Bank of England (BOE) data shows there was £1.3 trillion of outstanding mortgage debt in the UK at the end of August 2016. Their figures also show the number of mortgage approvals fell in August to an almost two-year low amid Brexit-related concerns over the housing market.

The BOE said there were just 60,058 mortgages approved for house purchase in August, down from July’s 60,925. In January 2016 there were 73,490 mortgage approvals and in August 2015, the total was 71,491.

“The slowdown in approvals highlights the growing uncertainty across the UK’s housing market,” said Hammersmith estate agent, Lawsons & Daughters “While there was some positive data on spending and economic growth during July and August, warnings and uncertainty over what Brexit will entail appear to have dampened home-buyers and lenders’ appetite.”

Looking across the whole of the third quarter, the BOE has also published its findings of the underlying credit conditions through the difficult period between July and September along with expectations for the final quarter of the year.

The Credit Conditions survey showed availability of mortgage loans in the three months to September was considered to be unchanged from the second quarter. Survey respondents also said they expected no change in the availability of mortgages in the fourth quarter of this year. However, they stated that credit scoring criteria had tightened in the third quarter and that fewer home loan applications were approved during the period.
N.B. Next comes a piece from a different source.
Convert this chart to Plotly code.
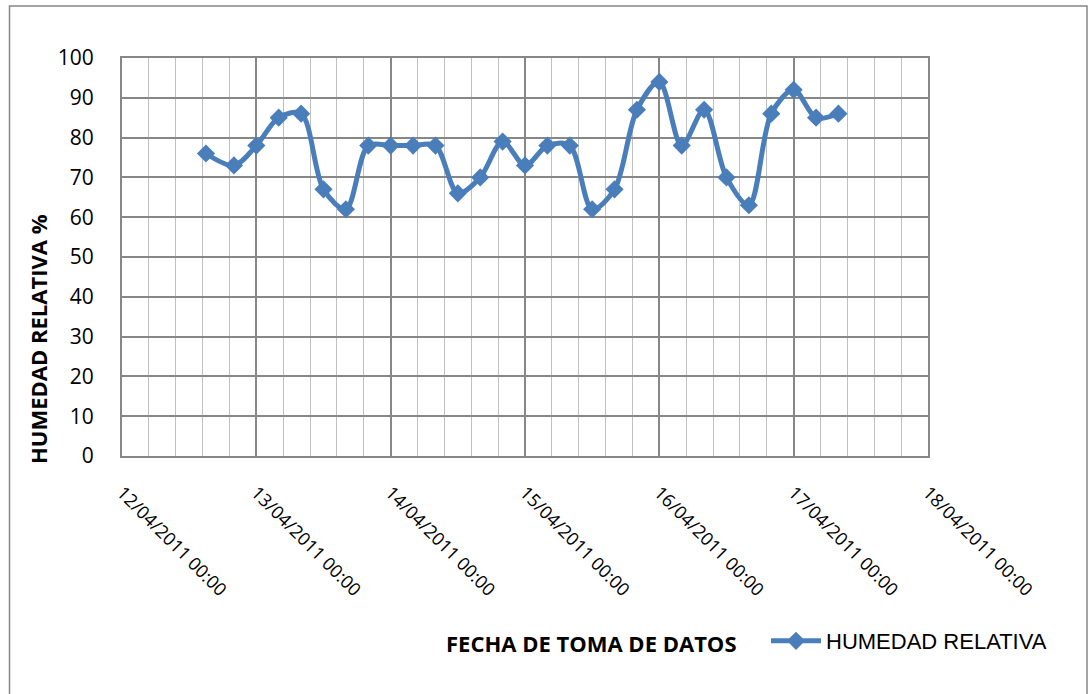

In addition, the BOE’s survey highlighted that demand for mortgage loans fell in the third quarter, with significant declines reported for both prime and buy-to-let (BTL) applications. Lenders said they expected demand for mortgage loans across the board to increase between October and December.

“The tighter credit scoring conditions for mortgage loans suggests lenders are exercising more caution over their lending in light of the uncertainty Brexit has unleashed,” said M&M Property, estate agent based in Newington Green. “But they’re not the only ones, lower demand for mortgages indicates consumers and home-owners are a little worried about what the future holds too.”

The latest figures clearly show that despite some pockets of positivity from other economic data on spending and manufacturing, the housing market is not performing as strongly as it has done in the past. While uncertainty over Brexit is most certainly a key reason behind this, there is also evidence that the new rules on stamp duty and other details relevant to BTL landlords has led to a slowdown in investment.

Indeed, such is the uncertainty over the future of the UK’s economy, that a broker from a prominent UK mortgage company has warned home-owners and buyers not to agree to a short-term fixed rate mortgage because they might face higher than expected rates once the deal ends.

Speaking to This is Money, John Charcol broker, Alistair Hargreaves said that while a two-year mortgage rate of 1% or less might look tempting, it could prove to be “a false economy”. He adds that anyone looking to get a new mortgage or re-mortgage should be looking at the longer term deals in order to avoid a hefty increase during a period of economic uncertainty.

Regents Park estate agent, Kubie Gold agrees: “The idea of saving some money on your monthly mortgage payment always sounds like a good idea. But, you have to be sensible and think about the longer-term, if rates rise or jobs and wages fall, then you could be in a tight spot with a much higher monthly repayment once those two years on the ultra-low deal are up.”